126: The address of the
Dewey Theater,
a vaudeville and burlesque house opened in 1898 in
a former church by Tammany Hall's Big Tim Sullivan.
(It was named for Spanish-American War hero Admiral Dewey.)
In 1908, the theater was leased to William Fox--as in
20th Century Fox--who started alternating vaudeville acts
with silent movie reels, bringing in an average of 9,000
customers a day. In 1916, the building's conversion was
declared unsafe and it was torn down; the New Academy
of Music was built on its site.
132: The address of Grace Chapel, built 1876.
Presumably this was church that became the Dewey.
136: Here was the
Theatre Unique,
a penny arcade that became one of the first
houses to project films. It was torn down by
1926, when the New Academy of Music was built
in part on its space.
Palladium Hall
140: NYU dorm built by Davis Brody Bond
in 2001; The Palladium, popular 1980s dance club,
was torn down to build
it--along with Julian's, one of the all-time classic pool
halls, which shared the building.
The Palladium was built in 1926 as the
New Academy of Music, a 3,600-seat cinema built for William Fox and
designed by Thomas W. Lamb, replacing the old
Academy of Music across the street. The cinema was not a
success, the entertainment district having moved
uptown to Times Square, and Fox lost it along with
the rest of his theater empire in the Great Depression.
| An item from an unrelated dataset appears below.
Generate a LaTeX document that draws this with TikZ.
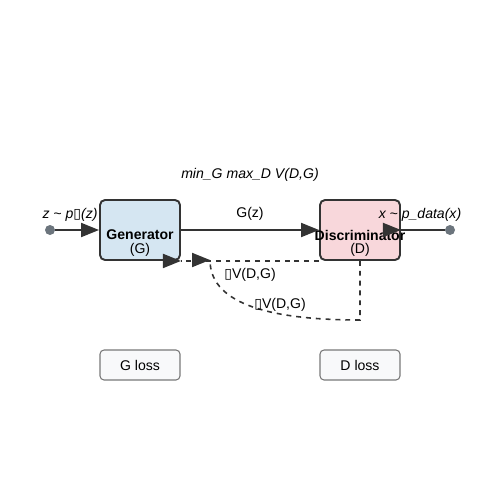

While operating for decades as an increasingly shabby movie house,
it also featured music shows, including performances
by Tito Puente in the 1950s that helped fuel the
mambo craze.
The venue began showing rock acts in 1964--including
the Rolling Stones, Beach Boys, Kinks, Black Sabbath,
King Crimson, Alice Cooper, Yes, Grateful Dead,
Byrds, Fleetwood Mac, Lou Reed, Stooges,
New York Dolls, Genesis, Springsteen, Crazy Horse,
Frank Zappa, Todd Rundgren, Patti Smith, Ramones, David Bowie,
Elvis Costello and Blondie (in all cases--when
they were good!). It was one of New York's
main rock venues--especially after the Fillmore East
closed--though it's remembered as something as a pit.
It was rechristened The Palladium--named for a mythical
image of Athena that protected
the city of Troy--with
a show by The Band in 1976. The guitar-smashing
cover photo of The Clash's London Calling was
taken at a Palladium show.
In 1985 it became a
multi-level disco, with a conversion designed
by Arata Isozaki. The building was demolished c. 1997.
After being vacant for several years, the ground
floor of the new dorm became a Trader Joe's in 2006,
to great hooplah.
Corner: The empty building on the corner
was
Disco
Donut, where Robert De Niro took Jody Foster
in
Taxi Driver. Upstairs
was Carmelita's Reception House, a sketchy
club used in the audience-participation play
Tony and Tina's Wedding. (New Wave band
The B-52s
stayed here when they first came to New York.)
It was closed
down after the 1990 Happyland fire resulted in
a safety-code crackdown.
The upper floors of the
building were removed in a deal that allowed NYU to build
Palladium Hall higher--a strange public policy that
rewards the creation of squat buildings like this one.
Most recently Robin Raj Discount Drugs was here.